* [INSTRUCTIONS FOR THE TASK]: In the listing that follows, retype every line from the first through the one containing "1.91, 1.90, 1.96]". Pictures are to be left out.

-------- DATA

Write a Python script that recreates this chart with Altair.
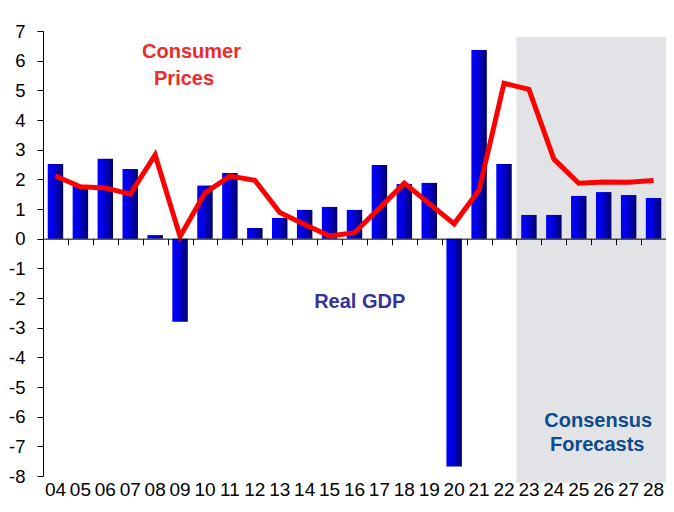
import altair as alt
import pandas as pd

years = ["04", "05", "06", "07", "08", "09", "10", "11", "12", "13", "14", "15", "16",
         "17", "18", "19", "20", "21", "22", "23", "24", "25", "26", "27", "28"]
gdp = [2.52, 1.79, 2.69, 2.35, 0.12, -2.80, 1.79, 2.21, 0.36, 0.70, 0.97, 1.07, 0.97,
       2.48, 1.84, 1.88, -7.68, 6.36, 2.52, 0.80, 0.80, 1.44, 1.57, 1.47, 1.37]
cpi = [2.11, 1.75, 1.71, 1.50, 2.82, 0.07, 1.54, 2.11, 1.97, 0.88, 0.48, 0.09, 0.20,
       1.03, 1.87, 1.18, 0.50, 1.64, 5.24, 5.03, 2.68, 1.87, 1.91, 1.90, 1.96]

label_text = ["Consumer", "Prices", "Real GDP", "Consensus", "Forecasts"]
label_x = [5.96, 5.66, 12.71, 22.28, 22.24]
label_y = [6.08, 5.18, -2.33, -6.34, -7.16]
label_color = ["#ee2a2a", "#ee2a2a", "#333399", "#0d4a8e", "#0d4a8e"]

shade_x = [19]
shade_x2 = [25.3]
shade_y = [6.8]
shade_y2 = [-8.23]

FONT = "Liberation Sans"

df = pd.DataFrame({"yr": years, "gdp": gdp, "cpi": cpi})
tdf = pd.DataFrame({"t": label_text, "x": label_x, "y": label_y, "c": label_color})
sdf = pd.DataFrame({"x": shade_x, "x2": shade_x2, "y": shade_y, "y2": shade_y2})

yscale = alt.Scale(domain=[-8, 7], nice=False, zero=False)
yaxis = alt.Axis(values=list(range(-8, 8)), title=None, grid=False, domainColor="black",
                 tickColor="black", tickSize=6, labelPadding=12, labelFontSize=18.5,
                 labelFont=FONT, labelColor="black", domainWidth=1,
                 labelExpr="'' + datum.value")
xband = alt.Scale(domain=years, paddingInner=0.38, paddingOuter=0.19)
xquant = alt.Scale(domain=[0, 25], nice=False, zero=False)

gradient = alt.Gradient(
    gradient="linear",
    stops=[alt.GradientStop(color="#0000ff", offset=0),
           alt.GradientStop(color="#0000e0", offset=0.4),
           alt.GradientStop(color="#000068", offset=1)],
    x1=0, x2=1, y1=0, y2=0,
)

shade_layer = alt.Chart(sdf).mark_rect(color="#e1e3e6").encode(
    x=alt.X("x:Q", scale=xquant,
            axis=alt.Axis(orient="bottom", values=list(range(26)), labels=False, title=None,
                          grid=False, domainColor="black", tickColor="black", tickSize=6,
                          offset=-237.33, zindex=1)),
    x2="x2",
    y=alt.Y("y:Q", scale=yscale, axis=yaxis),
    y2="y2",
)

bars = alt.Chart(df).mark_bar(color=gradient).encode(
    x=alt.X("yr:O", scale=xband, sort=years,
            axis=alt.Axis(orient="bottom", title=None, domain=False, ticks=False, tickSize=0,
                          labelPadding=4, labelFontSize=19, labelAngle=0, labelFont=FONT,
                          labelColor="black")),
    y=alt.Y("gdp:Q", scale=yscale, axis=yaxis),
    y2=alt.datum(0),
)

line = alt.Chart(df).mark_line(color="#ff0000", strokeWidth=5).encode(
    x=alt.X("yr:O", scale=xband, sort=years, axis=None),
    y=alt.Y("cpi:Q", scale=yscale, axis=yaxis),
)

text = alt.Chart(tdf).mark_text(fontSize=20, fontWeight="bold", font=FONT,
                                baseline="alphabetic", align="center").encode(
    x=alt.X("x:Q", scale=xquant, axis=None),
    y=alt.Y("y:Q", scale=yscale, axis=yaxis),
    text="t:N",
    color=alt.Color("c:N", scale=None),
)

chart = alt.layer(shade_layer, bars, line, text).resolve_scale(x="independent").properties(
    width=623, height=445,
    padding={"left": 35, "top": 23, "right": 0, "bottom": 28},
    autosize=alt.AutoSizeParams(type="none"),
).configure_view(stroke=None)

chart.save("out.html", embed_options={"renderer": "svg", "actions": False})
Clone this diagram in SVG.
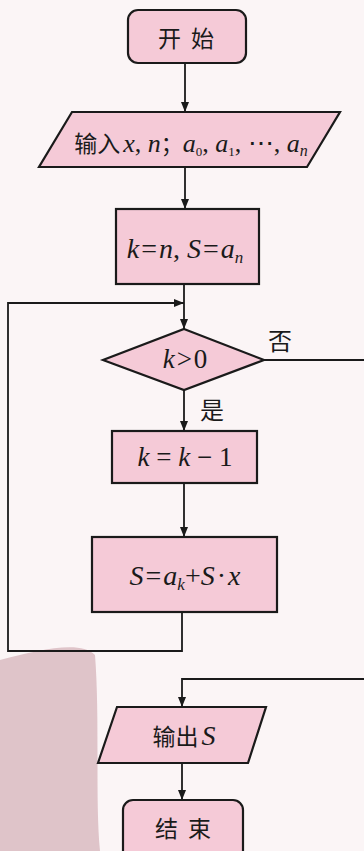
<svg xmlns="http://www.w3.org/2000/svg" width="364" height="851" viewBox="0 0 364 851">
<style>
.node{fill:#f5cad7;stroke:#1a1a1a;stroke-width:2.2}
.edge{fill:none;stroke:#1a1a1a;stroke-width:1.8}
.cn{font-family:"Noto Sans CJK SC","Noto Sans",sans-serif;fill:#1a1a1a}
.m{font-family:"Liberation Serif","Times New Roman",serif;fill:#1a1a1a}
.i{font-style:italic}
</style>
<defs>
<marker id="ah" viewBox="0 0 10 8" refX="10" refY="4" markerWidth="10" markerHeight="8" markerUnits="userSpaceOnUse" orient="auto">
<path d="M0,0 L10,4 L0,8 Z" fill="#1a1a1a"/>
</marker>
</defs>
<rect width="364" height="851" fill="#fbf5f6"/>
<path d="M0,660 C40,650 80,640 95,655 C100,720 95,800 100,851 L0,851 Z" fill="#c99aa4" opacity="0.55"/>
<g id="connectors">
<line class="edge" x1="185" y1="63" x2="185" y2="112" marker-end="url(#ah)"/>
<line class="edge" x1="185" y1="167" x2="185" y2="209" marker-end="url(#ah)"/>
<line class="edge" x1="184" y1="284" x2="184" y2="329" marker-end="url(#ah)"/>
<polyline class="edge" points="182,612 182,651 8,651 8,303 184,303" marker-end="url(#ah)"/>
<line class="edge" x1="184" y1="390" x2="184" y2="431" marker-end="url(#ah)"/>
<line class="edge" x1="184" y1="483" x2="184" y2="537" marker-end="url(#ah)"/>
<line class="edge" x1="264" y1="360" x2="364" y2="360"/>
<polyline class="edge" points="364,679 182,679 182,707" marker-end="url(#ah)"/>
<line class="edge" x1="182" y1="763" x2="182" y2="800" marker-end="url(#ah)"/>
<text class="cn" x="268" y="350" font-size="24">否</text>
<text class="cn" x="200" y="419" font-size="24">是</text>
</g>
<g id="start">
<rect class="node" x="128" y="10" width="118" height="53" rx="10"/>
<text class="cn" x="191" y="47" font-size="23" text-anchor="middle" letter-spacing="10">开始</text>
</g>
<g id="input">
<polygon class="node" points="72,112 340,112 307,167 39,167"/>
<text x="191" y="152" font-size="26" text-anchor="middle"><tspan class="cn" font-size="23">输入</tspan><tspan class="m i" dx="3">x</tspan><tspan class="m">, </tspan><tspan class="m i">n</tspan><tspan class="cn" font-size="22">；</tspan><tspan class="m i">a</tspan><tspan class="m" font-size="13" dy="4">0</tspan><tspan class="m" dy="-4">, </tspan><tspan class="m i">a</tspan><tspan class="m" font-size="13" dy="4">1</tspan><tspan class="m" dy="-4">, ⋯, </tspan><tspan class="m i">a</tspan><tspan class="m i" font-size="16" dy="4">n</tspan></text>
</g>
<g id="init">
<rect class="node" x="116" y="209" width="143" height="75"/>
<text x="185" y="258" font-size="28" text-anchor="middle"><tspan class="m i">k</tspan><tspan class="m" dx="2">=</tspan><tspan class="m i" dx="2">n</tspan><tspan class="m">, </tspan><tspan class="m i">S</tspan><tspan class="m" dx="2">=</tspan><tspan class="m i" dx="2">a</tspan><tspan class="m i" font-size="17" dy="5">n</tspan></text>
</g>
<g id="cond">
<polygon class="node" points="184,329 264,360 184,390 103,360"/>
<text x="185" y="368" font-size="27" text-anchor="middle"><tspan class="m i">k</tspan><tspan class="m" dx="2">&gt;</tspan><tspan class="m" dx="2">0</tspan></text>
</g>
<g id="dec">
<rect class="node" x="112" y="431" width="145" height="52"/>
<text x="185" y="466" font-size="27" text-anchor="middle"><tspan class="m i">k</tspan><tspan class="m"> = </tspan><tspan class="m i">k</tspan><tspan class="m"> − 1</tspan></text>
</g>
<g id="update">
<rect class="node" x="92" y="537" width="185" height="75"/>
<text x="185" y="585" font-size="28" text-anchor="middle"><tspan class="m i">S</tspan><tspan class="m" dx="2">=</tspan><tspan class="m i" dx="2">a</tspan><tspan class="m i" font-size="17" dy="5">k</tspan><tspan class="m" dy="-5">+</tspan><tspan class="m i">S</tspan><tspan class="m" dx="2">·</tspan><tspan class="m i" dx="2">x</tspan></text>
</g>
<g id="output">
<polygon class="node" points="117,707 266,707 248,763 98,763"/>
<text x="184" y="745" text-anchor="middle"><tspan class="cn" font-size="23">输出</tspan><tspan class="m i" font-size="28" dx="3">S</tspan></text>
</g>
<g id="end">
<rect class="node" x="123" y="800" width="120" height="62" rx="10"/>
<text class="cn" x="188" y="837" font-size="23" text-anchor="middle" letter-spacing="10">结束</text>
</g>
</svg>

----------------

* [ANSWER TO THE PROBLEM]:
Write a Python script that recreates this chart with Altair.
import altair as alt
import pandas as pd

years = ["04", "05", "06", "07", "08", "09", "10", "11", "12", "13", "14", "15", "16",
         "17", "18", "19", "20", "21", "22", "23", "24", "25", "26", "27", "28"]
gdp = [2.52, 1.79, 2.69, 2.35, 0.12, -2.80, 1.79, 2.21, 0.36, 0.70, 0.97, 1.07, 0.97,
       2.48, 1.84, 1.88, -7.68, 6.36, 2.52, 0.80, 0.80, 1.44, 1.57, 1.47, 1.37]
cpi = [2.11, 1.75, 1.71, 1.50, 2.82, 0.07, 1.54, 2.11, 1.97, 0.88, 0.48, 0.09, 0.20,
       1.03, 1.87, 1.18, 0.50, 1.64, 5.24, 5.03, 2.68, 1.87, 1.91, 1.90, 1.96]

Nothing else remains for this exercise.